International Association
for Cryptologic Research

Since Edwards curves were introduced in elliptic curve cryptography, they have attracted a lot of attention. The twisted Edwards curves are defined by the equation $E_{a,d}: ax^2 + y^2 = 1 + d x^2y^2$. Twisted Edwards curve is the state-of-the-art for $a=-1$, and even for $a \ne -1$. E448 and Edwards448 are NIST standard curve in 2023 and TLS 1.3 standard curve in 2018. They both can be converted to $d=-1$, but can not be converted to $a=-1$ through isomorphism.
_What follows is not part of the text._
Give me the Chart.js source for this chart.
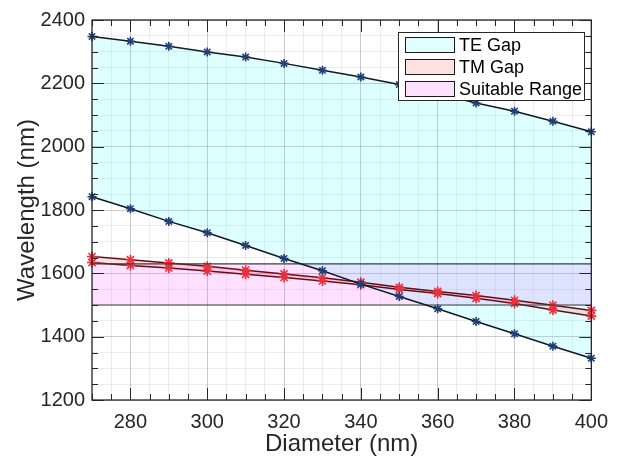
<!DOCTYPE html>
<html>
<head>
<meta charset="utf-8">
<script src="https://cdn.jsdelivr.net/npm/chart.js@4"></script>
<style>
 html,body{margin:0;padding:0;background:#fff;}
 #wrap{width:618px;height:461px;}
</style>
</head>
<body>
<div id="wrap"><canvas id="c" width="618" height="461"></canvas></div>
<script>
// ===== DATOS =====
const diameters=[270,280,290,300,310,320,330,340,350,360,370,380,390,400];
const teUpper=[2348,2333,2317,2299,2283,2263,2241,2220,2196,2168,2138,2112,2080,2047];
const teLower=[1842,1804,1764,1728,1688,1647,1608,1566,1527,1488,1448,1409,1370,1332];
const tmUpper=[1653,1643,1633,1622,1610,1598,1586,1572,1556,1543,1530,1515,1499,1483];
const tmLower=[1634,1625,1617,1607,1597,1587,1576,1564,1549,1536,1521,1505,1484,1465];
const rangeX=[270,400];
const rangeTop=[1630,1630];
const rangeBottom=[1500,1500];
const legendLabels=["TE Gap","TM Gap","Suitable Range"];
const xLimits=[270,400], yLimits=[1200,2400];
const xMajor=20, xMinor=5, yMajor=200, yMinor=50;

// ===== ESTILO =====
const FONT="'Liberation Sans', Arial, Helvetica, sans-serif";
const AX="#262626";
const cyanFill="rgba(0,255,255,0.13)";
const redFill="rgba(255,0,0,0.12)";
const magFill="rgba(255,0,255,0.12)";
const legendPatch=["rgb(224,255,255)","rgb(255,224,224)","rgb(255,224,255)"];

const pts=(xs,ys)=>xs.map((x,i)=>({x:x,y:ys[i]}));

function serie(label,data,line,mark,r,fill,bg){
 return {label:label,data:data,borderColor:line,borderWidth:1.5,
  pointStyle:"star",pointRadius:r,pointBorderColor:mark,pointBorderWidth:1.6,
  pointBackgroundColor:mark,fill:fill,backgroundColor:bg,clip:false,tension:0};
}

// ===== MARCO Y TICKS =====
const marco={
 id:"marco",
 afterDatasetsDraw(chart){
  const {ctx,chartArea:a,scales:{x,y}}=chart;
  ctx.save();
  ctx.strokeStyle=AX;ctx.lineWidth=1;
  ctx.beginPath();
  for(let v=xLimits[0];v<=xLimits[1];v+=xMinor){
   const px=Math.round(x.getPixelForValue(v))+0.5;
   const len=v%xMajor===0?12:6;
   ctx.moveTo(px,a.bottom);ctx.lineTo(px,a.bottom-len);
   ctx.moveTo(px,a.top);ctx.lineTo(px,a.top+len);
  }
  for(let v=yLimits[0];v<=yLimits[1];v+=yMinor){
   const py=Math.round(y.getPixelForValue(v))+0.5;
   const len=v%yMajor===0?12:6;
   ctx.moveTo(a.left,py);ctx.lineTo(a.left+len,py);
   ctx.moveTo(a.right,py);ctx.lineTo(a.right-len,py);
  }
  ctx.stroke();
  ctx.lineWidth=1.3;
  ctx.strokeRect(a.left,a.top,a.right-a.left,a.bottom-a.top);
  ctx.restore();
 }
};

// ===== LEYENDA =====
const leyenda={
 id:"leyenda",
 afterDraw(chart){
  const ctx=chart.ctx;
  const bx=398,by=32,bw=186,bh=68;
  ctx.save();
  ctx.fillStyle="#fff";ctx.fillRect(bx,by,bw,bh);
  ctx.strokeStyle=AX;ctx.lineWidth=1;ctx.strokeRect(bx+0.5,by+0.5,bw,bh);
  ctx.font="18px "+FONT;ctx.textBaseline="middle";
  legendLabels.forEach((t,i)=>{
   const cy=by+13+i*22;
   ctx.fillStyle=legendPatch[i];ctx.fillRect(405,cy-8,50,16);
   ctx.strokeStyle="#1a1a1a";ctx.strokeRect(405.5,cy-7.5,49,15);
   ctx.fillStyle="#000";ctx.fillText(t,459,cy+1);
  });
  ctx.restore();
 }
};

new Chart(document.getElementById("c"),{
 type:"line",
 data:{datasets:[
  serie("TE upper",pts(diameters,teUpper),"#101828","#1f3f75",4.5,"+1",cyanFill),
  serie("TE lower",pts(diameters,teLower),"#101828","#1f3f75",4.5,false,"transparent"),
  {label:"Range top",data:pts(rangeX,rangeTop),borderColor:"#3c3c3c",borderWidth:1.2,pointRadius:0,fill:"+1",backgroundColor:magFill},
  {label:"Range bottom",data:pts(rangeX,rangeBottom),borderColor:"#3c3c3c",borderWidth:1.2,pointRadius:0,fill:false},
  serie("TM upper",pts(diameters,tmUpper),"#6a0c16","#ec2f3a",5,"+1",redFill),
  serie("TM lower",pts(diameters,tmLower),"#6a0c16","#ec2f3a",5,false,"transparent")
 ]},
 options:{
  responsive:false,animation:false,
  layout:{padding:{left:0,right:18,top:20,bottom:0}},
  plugins:{legend:{display:false},tooltip:{enabled:false},filler:{drawTime:"beforeDatasetsDraw"}},
  scales:{
   x:{type:"linear",min:xLimits[0],max:xLimits[1],
    afterFit:s=>{s.height=61;},
    border:{display:false},
    grid:{drawTicks:false,lineWidth:1,color:c=>c.tick&&c.tick.value%xMajor===0?"rgba(0,0,0,0.2)":"rgba(0,0,0,0.07)"},
    ticks:{stepSize:xMinor,autoSkip:false,maxRotation:0,minRotation:0,padding:10,color:AX,
     font:{family:FONT,size:20},callback:v=>v%xMajor===0?String(v):""},
    title:{display:true,text:"Diameter (nm)",color:AX,font:{family:FONT,size:24},padding:{top:0,bottom:2}}
   },
   y:{type:"linear",min:yLimits[0],max:yLimits[1],
    afterFit:s=>{s.width=92;},
    border:{display:false},
    grid:{drawTicks:false,lineWidth:1,color:c=>c.tick&&c.tick.value%yMajor===0?"rgba(0,0,0,0.2)":"rgba(0,0,0,0.07)"},
    ticks:{stepSize:yMinor,autoSkip:false,padding:7,color:AX,
     font:{family:FONT,size:20},callback:v=>v%yMajor===0?String(v):""},
    title:{display:true,text:"Wavelength (nm)",color:AX,font:{family:FONT,size:24},padding:{top:13,bottom:0}}
   }
  }
 },
 plugins:[marco,leyenda]
});
</script>
</body>
</html>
The motivation of using a curve with $d=-1$ is that we want to improve the efficiency of E448, and Edwards448, especially to achieve a great saving in terms of the number of field multiplications ($\bfm M$) and field squarings ($\bfm S$). We propose new explicit formulas for point operations on these curves. Our full point addition only requires $8 \bfm M$, and mixed addition requires $7 \bfm M$. Our results applied on the Edward448 and E448 yield a clean and simple implementation and achieve a brand new speed record. The scalar multiplication on Edwards448 and E448 have the same cost of $\bfm M$ and $\bfm S$ as that on Edwards25519 per bit.